Ian McShane in «American Gods» (Amazon Prime Video)
Per contrastare lo strapotere di Netflix e Sky e scippare loro quote di mercato nel mondo delle serie tv e dintorni, anche Amazon spara le sue cartucce; e c'è materiale di pregio. Lo fa nella sua piattaforma Amazon Prime Video, accessibile dal web agli utenti Amazon che hanno sottoscritto l'opzione Prime (20 euro l'anno per un carnet di contenuti più che dignitoso, che fra parentesi molti non sanno neppure di avere a disposizione), cioè quella che dà diritto alle spese di spedizione gratuite e alla consegna veloce dei prodotti.
Tra le chicche tecnologiche, si può attivare una funzione da cultori che segnala con una fotina i nomi di personaggi e interpreti presenti in ogni scena. Si aggiorna continuamente, per non lasciare mai nel dubbio lo spettatore. Basta muovere il mouse.

Il logo di «American Gods».
LE FOLLIE DI «AMERICAN GODS»
Difficile da definire, la prima stagione di «American Gods» è tutto e il suo contrario. C'è del fantasy truculento, ci sono antiche leggende, morti che resuscitano, umorismo nero, splatter stile «300», abbondanti echi tarantiniani. Insomma, tanta roba. Basta non farsi troppe domande e lasciarsi trasportare dal racconto. Il protagonista è un ragazzone mulatto (Ricky Wittle, più forte a bicipiti che a recitazione), che, alla faccia di Totò Riina, esce di prigione tre giorni prima del dovuto dopo la morte della moglie. E viene assunto come body guard da uno strano personaggio (l'enigmatico Ian McShane) in conflitto con dei e creature poco raccomandabili. 

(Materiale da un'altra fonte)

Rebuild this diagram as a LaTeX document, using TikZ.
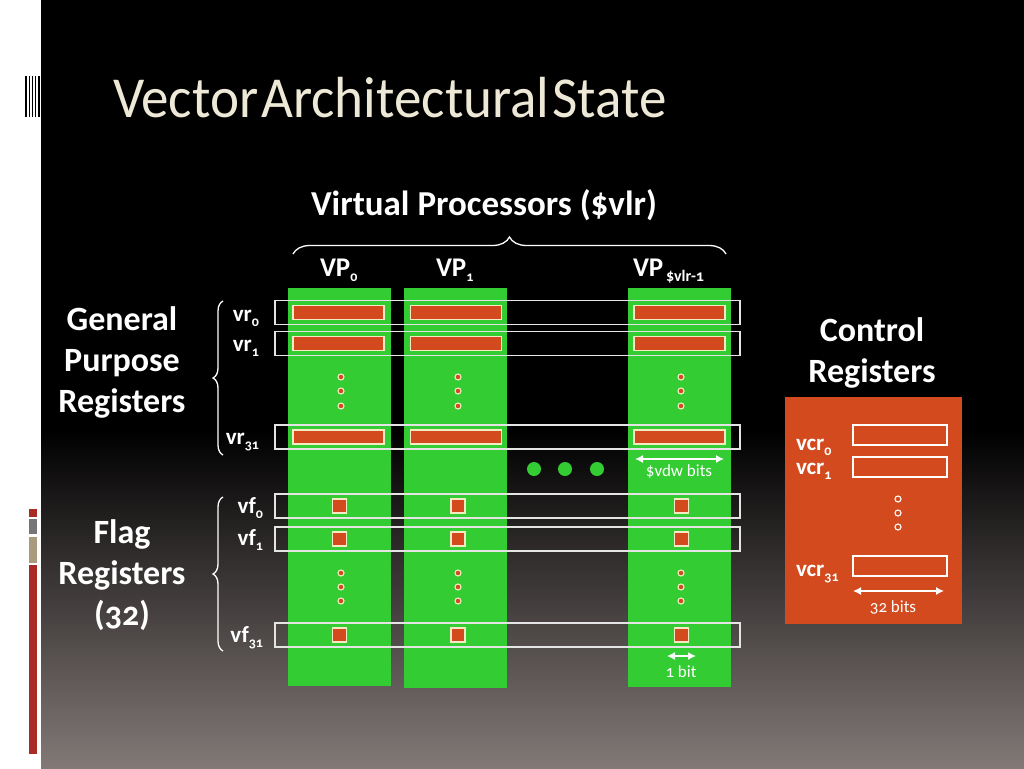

Billy Bob Thornton in «Goliath»
IL NOIR ECCELSO DI «GOLIATH»
L'altra primizia è «Goliath», con quel diavolo di Billy Bob Thornton, avvocato mezzo alcolizzato tagliato fuori dal suo vecchio studio, che con pochi mezzi accetta la causa legata al presunto suicidio del dipendente di una potente società che produce armi. Un noir che sembra partire un po' incerto, ma che decolla quasi subito, grazie alle indagini, ai contrasti fra le tante figure femminili (ottimo cast) e alla mai sopita conflittualità tra Billy e lo sfregiato William Hurt, ex socio ed ex amico (ora acerrimo nemico) di Thornton. Misterioso avvocatone che vive nell'ombra di un attico.